Example Correlation Scenario
Imagine your Python application's Prometheus dashboard shows a sudden spike in http_request_duration_seconds for a specific endpoint, and the REQUEST_COUNT with a 5xx status code also increases. Simultaneously, your Cloud SQL monitoring shows a sharp rise in Disk I/O Operations and an increase in Slow Queries reported in the logs for that time frame.
This correlation strongly suggests that the application slowdown is database-bound. The next step would be to investigate the slow queries identified in the MySQL logs, potentially optimizing them or scaling up the Cloud SQL instance.

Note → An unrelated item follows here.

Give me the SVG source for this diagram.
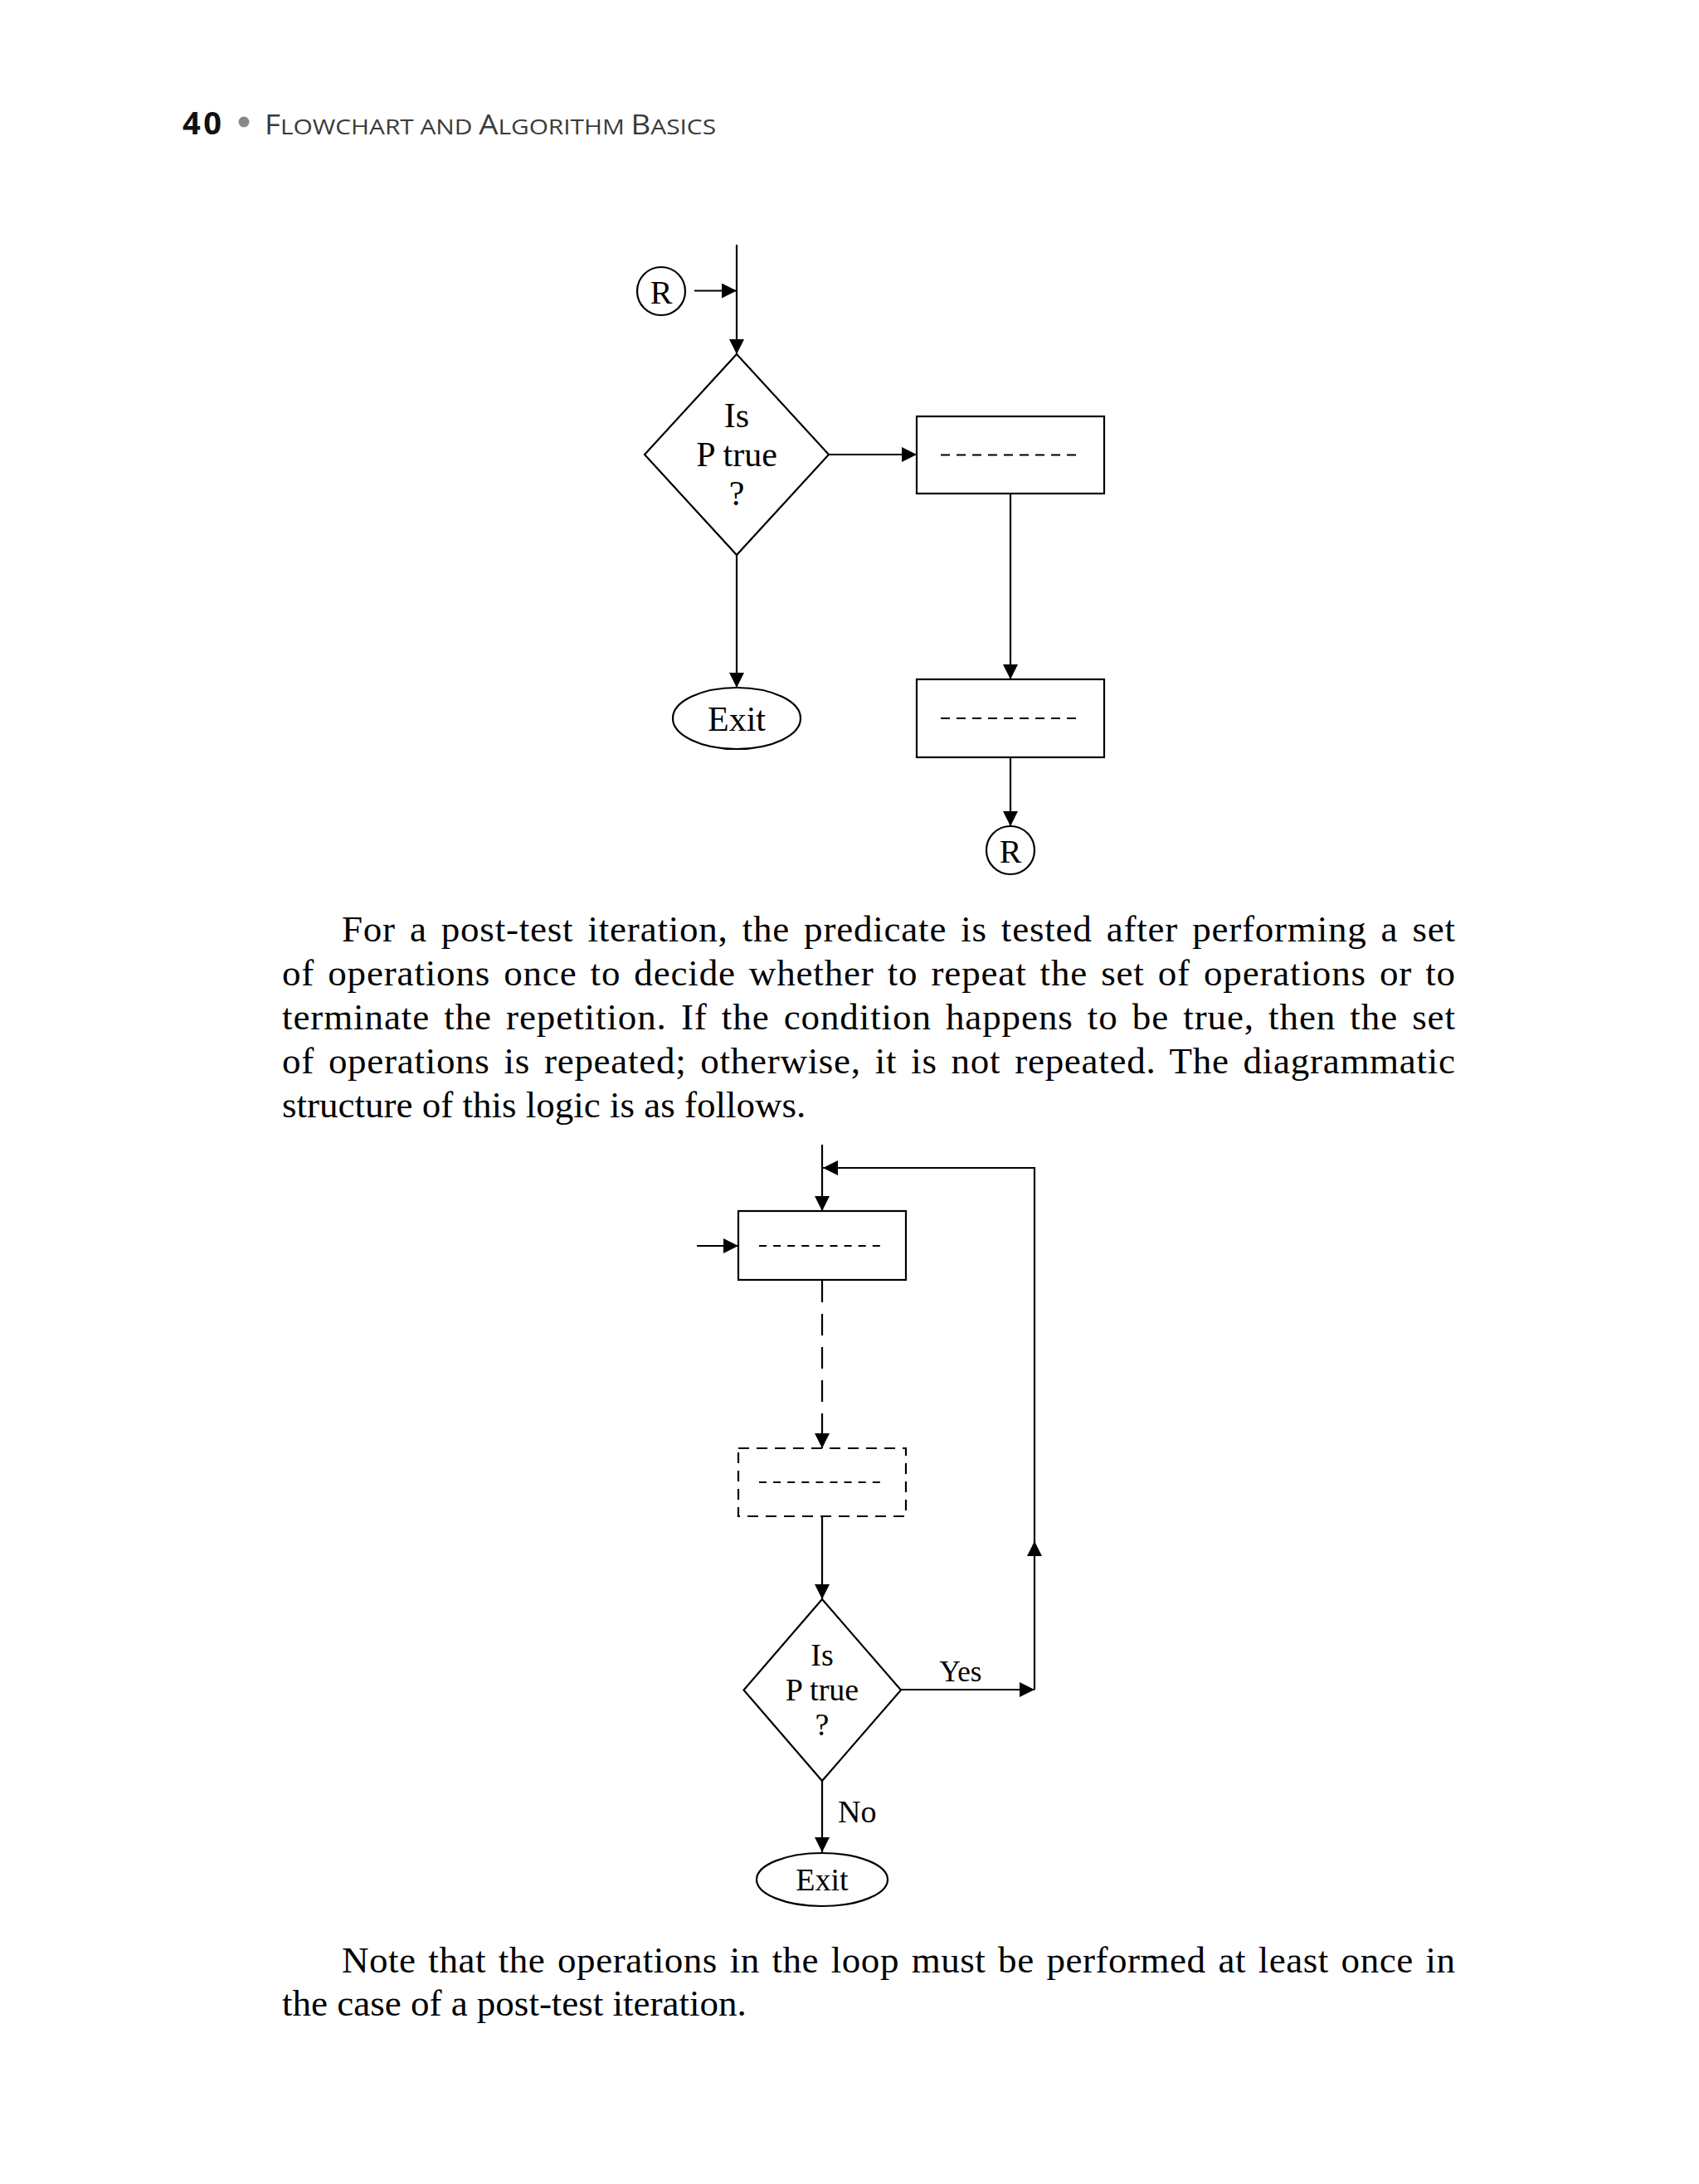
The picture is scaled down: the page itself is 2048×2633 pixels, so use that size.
<svg xmlns="http://www.w3.org/2000/svg" width="2048" height="2633" viewBox="0 0 2048 2633">
<defs>
<marker id="ah" viewBox="0 0 18 18" refX="18" refY="9" markerWidth="18" markerHeight="18" markerUnits="userSpaceOnUse" orient="auto">
<path d="M0,0 L18,9 L0,18 Z" fill="#000"/>
</marker>
<style>
.ln{fill:none;stroke:#000;stroke-width:2.2}
.arr{fill:none;stroke:#000;stroke-width:2.2;marker-end:url(#ah)}
.dsh{fill:none;stroke:#000;stroke-width:2.2;stroke-dasharray:26 14;marker-end:url(#ah)}
.box{fill:#fff;stroke:#000;stroke-width:2.2}
.dbox{fill:#fff;stroke:#000;stroke-width:2.2;stroke-dasharray:13 9}
.lbl{font-family:"Liberation Serif","Times New Roman",serif;fill:#000;text-anchor:middle}
.body{font-family:"Liberation Serif","Times New Roman",serif;font-size:45px;fill:#000}
.hd{font-family:"Open Sans","Liberation Sans",sans-serif;fill:#3a3a3a}
</style>
</defs>
<rect width="2048" height="2633" fill="#fff"/>

<g id="header">
<text x="220" y="162" font-family="'Open Sans','Liberation Sans',sans-serif" font-weight="bold" font-size="38" fill="#111" textLength="47">40</text>
<circle cx="294" cy="147" r="6.5" fill="#888"/>
<text class="hd" x="319" y="162" textLength="544" lengthAdjust="spacingAndGlyphs"><tspan font-size="32">F</tspan><tspan font-size="26">LOWCHART AND </tspan><tspan font-size="32">A</tspan><tspan font-size="26">LGORITHM </tspan><tspan font-size="32">B</tspan><tspan font-size="26">ASICS</tspan></text>
</g>

<!-- Diagram 1 -->
<g id="connectors1">
<path class="arr" d="M888,295 V427"/>
<path class="arr" d="M837,350.5 H888"/>
<path class="arr" d="M999,548 H1105"/>
<path class="arr" d="M888,669 V829"/>
<path class="arr" d="M1218,595 V819"/>
<path class="arr" d="M1218,913 V996"/>
</g>
<g id="r-in">
<circle class="box" cx="797" cy="351" r="29"/>
<text class="lbl" x="797" y="366" font-size="40">R</text>
</g>
<g id="decision1">
<path class="box" d="M888,427 L999,548 L888,669 L777,548 Z"/>
<text class="lbl" x="888" y="515" font-size="42">Is</text>
<text class="lbl" x="888" y="562" font-size="42">P true</text>
<text class="lbl" x="888" y="609" font-size="42">?</text>
</g>
<g id="exit1">
<ellipse class="box" cx="888" cy="866" rx="77" ry="37"/>
<text class="lbl" x="888" y="881" font-size="42">Exit</text>
</g>
<g id="process1a">
<rect class="box" x="1105" y="502" width="226" height="93"/>
<path class="ln" d="M1134,548.5 H1297" stroke-dasharray="11 8"/>
</g>
<g id="process1b">
<rect class="box" x="1105" y="819" width="226" height="94"/>
<path class="ln" d="M1134,866 H1297" stroke-dasharray="11 8"/>
</g>
<g id="r-out">
<circle class="box" cx="1218" cy="1025" r="29"/>
<text class="lbl" x="1218" y="1040" font-size="40">R</text>
</g>

<g id="para1">
<text class="body" x="412" y="1135" word-spacing="5" textLength="1342" lengthAdjust="spacing">For a post-test iteration, the predicate is tested after performing a set</text>
<text class="body" x="340" y="1188" word-spacing="4" textLength="1414" lengthAdjust="spacing">of operations once to decide whether to repeat the set of operations or to</text>
<text class="body" x="340" y="1241" word-spacing="5" textLength="1414" lengthAdjust="spacing">terminate the repetition. If the condition happens to be true, then the set</text>
<text class="body" x="340" y="1294" word-spacing="5" textLength="1414" lengthAdjust="spacing">of operations is repeated; otherwise, it is not repeated. The diagrammatic</text>
<text class="body" x="340" y="1347">structure of this logic is as follows.</text>
</g>

<!-- Diagram 2 -->
<g id="connectors2">
<path class="arr" d="M991,1380 V1460"/>
<path class="arr" d="M840,1502 H890"/>
<path class="dsh" d="M991,1544 V1746"/>
<path class="arr" d="M991,1828 V1928"/>
<path class="arr" d="M1086,2037 H1247"/>
<path class="arr" d="M1247,2037 V1858"/>
<path class="arr" d="M1247,1860 V1408 H992"/>
<path class="arr" d="M991,2147 V2233"/>
</g>
<g id="process2a">
<rect class="box" x="890" y="1460" width="202" height="83"/>
<path class="ln" d="M915,1502 H1061" stroke-dasharray="9 8.1"/>
</g>
<g id="process2b">
<rect class="dbox" x="890" y="1746" width="202" height="82"/>
<path class="ln" d="M915,1787 H1061" stroke-dasharray="9 8.1"/>
</g>
<g id="decision2">
<path class="box" d="M991,1928 L1086,2037.5 L991,2147 L896.5,2037.5 Z"/>
<text class="lbl" x="991" y="2008" font-size="38">Is</text>
<text class="lbl" x="991" y="2050" font-size="38">P true</text>
<text class="lbl" x="991" y="2092" font-size="38">?</text>
</g>
<g id="labels2">
<text class="lbl" x="1158" y="2027" font-size="35">Yes</text>
<text x="1010" y="2197" font-family="'Liberation Serif','Times New Roman',serif" font-size="38" fill="#000">No</text>
</g>
<g id="exit2">
<ellipse class="box" cx="991" cy="2266" rx="79" ry="32"/>
<text class="lbl" x="991" y="2279" font-size="38">Exit</text>
</g>

<g id="para2">
<text class="body" x="412" y="2378" word-spacing="3" textLength="1342" lengthAdjust="spacing">Note that the operations in the loop must be performed at least once in</text>
<text class="body" x="340" y="2430">the case of a post-test iteration.</text>
</g>
</svg>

Conversely, if application metrics show high latency and error rates, but database metrics remain stable, the issue likely lies within the Python application code itself – perhaps inefficient algorithms, blocking I/O operations, or resource contention within the pods.
Conclusion
Effective server monitoring on Google Cloud for Python applications and MySQL clusters involves a combination of application-level instrumentation, leveraging managed service capabilities, and thoughtful alert configuration. By proactively monitoring key metrics, setting up timely alerts, and establishing correlation between application and database performance, you can significantly improve the reliability, performance, and availability of your critical systems.